Cross enough thresholds and they begin to push one another — a cascade that could carry the planet onto a “Hothouse Earth” pathway, warm and stable but far outside anything our species has known (Steffen et al., 2018).
This is the turn. The same fact that makes the threshold dangerous makes it meaningful: a line is something you can choose not to cross. Every tenth of a degree the future fans bend back toward the green band is a coast saved, a reef given another century, a door kept open. The story does not end at the red dot. It pauses there, and asks which way we will go.
The road back into the corridor
Net zero, the Paris goal, and the futures still open
Look again at Panel C, at the moment after the pulsing red dot that marks where we stand. The fans of possible futures open like a hand. The red and orange spread upward, away from home. But one of them, the blue fan, bends. It curves back down toward the green band of the corridor. That path is not a fantasy. Physics keeps it open.
Here is the reason for grounded hope. Global warming tracks almost linearly with the total amount of carbon dioxide humanity has ever released, the running sum we call cumulative emissions. The implication is quietly revolutionary: when we reach net zero, adding no more than we remove, the warming essentially stops. The line in Panel C can be made to level off (IPCC, 2021). We are not on a runaway train with no brake. We are holding the throttle.
The world has even agreed on the destination. In Paris in 2015, nearly every nation pledged to hold warming well below 2 degrees Celsius and to pursue 1.5 (UNFCCC, 2015). And we have already done this once, at planetary scale. When chemicals were tearing a hole in the ozone layer, the Montreal Protocol of 1987 phased them out, and that shield is now on track to recover within decades (WMO & UNEP, 2022). Humans have steered a planetary system back from harm before.

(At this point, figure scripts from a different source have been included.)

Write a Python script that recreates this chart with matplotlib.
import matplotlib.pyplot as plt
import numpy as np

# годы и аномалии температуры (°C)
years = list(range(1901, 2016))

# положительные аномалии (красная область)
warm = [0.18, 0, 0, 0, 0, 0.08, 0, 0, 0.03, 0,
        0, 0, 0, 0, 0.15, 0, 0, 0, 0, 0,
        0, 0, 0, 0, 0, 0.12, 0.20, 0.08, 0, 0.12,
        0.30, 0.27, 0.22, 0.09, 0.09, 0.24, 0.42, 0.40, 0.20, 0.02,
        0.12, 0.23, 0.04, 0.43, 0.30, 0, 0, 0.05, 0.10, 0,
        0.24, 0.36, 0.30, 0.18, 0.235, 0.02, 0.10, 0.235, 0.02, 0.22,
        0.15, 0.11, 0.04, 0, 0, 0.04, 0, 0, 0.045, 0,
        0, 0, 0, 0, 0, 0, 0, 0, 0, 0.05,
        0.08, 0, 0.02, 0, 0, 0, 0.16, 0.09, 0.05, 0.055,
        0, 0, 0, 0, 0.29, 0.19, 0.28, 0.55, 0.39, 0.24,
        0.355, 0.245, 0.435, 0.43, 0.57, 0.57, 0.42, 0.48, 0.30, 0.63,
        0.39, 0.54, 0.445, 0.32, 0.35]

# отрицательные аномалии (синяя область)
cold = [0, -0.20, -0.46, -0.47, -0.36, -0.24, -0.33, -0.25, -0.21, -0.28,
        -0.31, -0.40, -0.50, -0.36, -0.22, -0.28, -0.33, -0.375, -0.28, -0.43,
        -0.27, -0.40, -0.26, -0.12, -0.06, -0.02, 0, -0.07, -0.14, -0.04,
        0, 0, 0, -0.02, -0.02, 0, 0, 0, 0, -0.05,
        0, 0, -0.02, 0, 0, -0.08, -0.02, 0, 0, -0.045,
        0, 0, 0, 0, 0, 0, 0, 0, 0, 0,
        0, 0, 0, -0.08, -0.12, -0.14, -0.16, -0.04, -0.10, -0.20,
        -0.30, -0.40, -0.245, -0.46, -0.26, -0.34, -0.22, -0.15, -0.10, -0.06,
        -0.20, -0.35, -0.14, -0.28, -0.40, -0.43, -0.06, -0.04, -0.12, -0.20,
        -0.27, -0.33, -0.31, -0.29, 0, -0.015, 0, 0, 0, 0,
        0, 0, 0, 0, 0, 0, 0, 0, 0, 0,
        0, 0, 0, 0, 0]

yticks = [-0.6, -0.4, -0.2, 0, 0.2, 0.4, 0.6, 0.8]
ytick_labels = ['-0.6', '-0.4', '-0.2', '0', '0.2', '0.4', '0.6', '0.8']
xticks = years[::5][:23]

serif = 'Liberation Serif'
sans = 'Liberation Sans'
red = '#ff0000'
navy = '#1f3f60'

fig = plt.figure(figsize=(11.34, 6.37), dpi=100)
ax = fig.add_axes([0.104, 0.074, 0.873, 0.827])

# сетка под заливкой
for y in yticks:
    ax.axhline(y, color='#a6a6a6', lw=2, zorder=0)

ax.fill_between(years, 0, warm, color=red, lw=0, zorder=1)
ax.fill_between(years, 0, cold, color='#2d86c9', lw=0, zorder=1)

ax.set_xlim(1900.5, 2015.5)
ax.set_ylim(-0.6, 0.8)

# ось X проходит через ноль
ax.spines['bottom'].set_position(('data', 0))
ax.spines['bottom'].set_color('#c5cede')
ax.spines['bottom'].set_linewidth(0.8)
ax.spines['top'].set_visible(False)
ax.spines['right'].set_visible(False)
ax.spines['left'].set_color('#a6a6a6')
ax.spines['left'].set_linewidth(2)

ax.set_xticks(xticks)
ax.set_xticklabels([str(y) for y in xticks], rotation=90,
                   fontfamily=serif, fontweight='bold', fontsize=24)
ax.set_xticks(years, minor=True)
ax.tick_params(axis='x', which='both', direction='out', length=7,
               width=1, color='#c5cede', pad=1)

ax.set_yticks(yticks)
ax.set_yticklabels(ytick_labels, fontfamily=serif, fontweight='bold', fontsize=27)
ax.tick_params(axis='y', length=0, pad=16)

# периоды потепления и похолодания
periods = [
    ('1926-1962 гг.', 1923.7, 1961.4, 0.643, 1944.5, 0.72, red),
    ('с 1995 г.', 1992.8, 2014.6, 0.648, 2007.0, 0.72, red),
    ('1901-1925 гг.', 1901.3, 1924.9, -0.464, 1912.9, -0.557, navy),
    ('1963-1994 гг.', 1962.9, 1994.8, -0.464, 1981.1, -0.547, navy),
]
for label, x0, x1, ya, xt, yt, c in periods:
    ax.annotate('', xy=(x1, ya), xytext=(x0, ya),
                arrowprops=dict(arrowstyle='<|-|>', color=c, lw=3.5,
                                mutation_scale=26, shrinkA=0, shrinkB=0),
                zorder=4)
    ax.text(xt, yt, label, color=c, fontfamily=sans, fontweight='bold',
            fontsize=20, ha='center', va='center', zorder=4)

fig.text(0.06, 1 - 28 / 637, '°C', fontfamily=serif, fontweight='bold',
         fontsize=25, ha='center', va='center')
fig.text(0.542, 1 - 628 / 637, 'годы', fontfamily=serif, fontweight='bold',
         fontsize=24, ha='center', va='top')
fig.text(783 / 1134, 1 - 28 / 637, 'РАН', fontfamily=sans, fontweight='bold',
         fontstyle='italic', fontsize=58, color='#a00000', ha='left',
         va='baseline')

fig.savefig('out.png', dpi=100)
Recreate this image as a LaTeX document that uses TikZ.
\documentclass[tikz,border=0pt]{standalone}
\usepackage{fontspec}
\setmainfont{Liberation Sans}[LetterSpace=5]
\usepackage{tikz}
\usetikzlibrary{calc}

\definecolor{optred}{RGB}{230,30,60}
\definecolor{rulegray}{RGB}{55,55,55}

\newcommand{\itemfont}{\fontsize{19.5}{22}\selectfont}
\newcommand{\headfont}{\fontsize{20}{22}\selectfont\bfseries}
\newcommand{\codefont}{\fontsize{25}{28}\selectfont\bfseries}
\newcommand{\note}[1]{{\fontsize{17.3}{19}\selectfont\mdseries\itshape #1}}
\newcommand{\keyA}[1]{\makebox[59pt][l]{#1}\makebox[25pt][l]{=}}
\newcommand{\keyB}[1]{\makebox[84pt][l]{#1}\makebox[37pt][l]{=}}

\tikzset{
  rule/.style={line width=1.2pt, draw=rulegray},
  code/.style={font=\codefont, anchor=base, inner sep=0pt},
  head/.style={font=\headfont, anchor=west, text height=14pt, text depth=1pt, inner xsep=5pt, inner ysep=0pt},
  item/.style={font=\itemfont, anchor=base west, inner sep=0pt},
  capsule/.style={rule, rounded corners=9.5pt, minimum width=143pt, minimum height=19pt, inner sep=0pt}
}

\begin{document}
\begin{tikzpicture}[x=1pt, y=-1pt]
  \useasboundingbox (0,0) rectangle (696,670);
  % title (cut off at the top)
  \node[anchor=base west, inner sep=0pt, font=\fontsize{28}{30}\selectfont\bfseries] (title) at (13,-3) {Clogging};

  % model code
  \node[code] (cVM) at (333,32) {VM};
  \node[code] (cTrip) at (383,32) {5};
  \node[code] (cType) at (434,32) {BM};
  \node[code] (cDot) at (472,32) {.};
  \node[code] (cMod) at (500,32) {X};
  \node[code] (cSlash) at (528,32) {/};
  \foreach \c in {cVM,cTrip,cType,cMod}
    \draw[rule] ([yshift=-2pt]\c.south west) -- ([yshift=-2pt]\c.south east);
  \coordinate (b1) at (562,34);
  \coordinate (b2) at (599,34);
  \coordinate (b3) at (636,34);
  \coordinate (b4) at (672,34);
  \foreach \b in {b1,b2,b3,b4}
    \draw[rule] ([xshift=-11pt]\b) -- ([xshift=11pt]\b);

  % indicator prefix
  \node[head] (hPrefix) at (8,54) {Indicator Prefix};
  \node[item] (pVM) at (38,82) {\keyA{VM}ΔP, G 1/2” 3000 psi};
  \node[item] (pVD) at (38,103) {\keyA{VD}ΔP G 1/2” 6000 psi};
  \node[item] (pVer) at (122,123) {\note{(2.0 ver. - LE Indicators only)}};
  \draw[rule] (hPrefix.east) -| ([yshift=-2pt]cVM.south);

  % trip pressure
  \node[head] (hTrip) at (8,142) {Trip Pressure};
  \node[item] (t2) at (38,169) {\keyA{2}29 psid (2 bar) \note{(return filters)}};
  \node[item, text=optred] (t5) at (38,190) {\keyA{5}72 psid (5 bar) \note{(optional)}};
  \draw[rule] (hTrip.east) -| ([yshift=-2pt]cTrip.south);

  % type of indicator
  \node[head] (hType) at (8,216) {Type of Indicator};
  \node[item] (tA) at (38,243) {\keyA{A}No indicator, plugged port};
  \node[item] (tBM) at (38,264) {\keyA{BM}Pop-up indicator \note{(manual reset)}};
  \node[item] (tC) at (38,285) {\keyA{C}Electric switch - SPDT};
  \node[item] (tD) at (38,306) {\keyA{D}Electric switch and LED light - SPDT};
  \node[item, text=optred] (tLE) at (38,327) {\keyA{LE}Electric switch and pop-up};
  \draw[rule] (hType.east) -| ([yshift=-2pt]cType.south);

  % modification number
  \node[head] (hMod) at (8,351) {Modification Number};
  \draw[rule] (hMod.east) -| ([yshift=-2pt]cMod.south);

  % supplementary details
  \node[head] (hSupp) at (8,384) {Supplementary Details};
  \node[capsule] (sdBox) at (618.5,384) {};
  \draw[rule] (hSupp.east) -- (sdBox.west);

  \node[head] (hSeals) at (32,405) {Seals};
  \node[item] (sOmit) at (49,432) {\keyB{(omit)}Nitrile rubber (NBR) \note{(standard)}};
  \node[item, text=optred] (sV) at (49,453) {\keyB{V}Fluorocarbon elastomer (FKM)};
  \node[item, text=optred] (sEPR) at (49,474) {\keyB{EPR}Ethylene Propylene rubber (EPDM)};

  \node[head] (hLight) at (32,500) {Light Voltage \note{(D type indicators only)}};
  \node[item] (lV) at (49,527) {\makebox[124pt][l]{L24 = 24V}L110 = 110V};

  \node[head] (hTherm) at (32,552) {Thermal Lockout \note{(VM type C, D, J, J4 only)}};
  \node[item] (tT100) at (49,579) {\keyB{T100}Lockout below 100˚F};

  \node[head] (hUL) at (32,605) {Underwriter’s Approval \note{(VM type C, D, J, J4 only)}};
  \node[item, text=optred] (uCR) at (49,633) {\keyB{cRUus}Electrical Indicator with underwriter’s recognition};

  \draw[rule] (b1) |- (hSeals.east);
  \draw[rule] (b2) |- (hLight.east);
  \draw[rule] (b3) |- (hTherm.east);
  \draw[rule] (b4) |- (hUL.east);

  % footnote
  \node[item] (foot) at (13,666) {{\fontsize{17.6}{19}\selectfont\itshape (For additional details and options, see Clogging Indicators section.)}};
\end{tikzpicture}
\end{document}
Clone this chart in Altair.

Scientists have begun to draw the safe room more honestly. The planetary boundaries framework maps the nine processes that keep Earth hospitable (Rockström et al., 2009; Richardson et al., 2023); the Earth Commission then asked not only what is safe but what is fair, defining safe and just limits for all people (Rockström et al., 2023). Kate Raworth folded this into a single image, a doughnut whose inner ring is human need and outer ring is ecological ceiling (Raworth, 2017).
Tipping points need not all point downward.
And change can be self-reinforcing in our favour. The same runaway logic that frightens us in melting ice can work for us in human systems: as solar panels and batteries grow cheaper, they sell more, which makes them cheaper still, a positive social tipping point already underway (Otto et al., 2020).
So the chart leaves us with one honest question. The green corridor is still there on the screen, narrow but unbroken. The blue path that returns to it is real. Whether we walk it is the only thing not yet decided.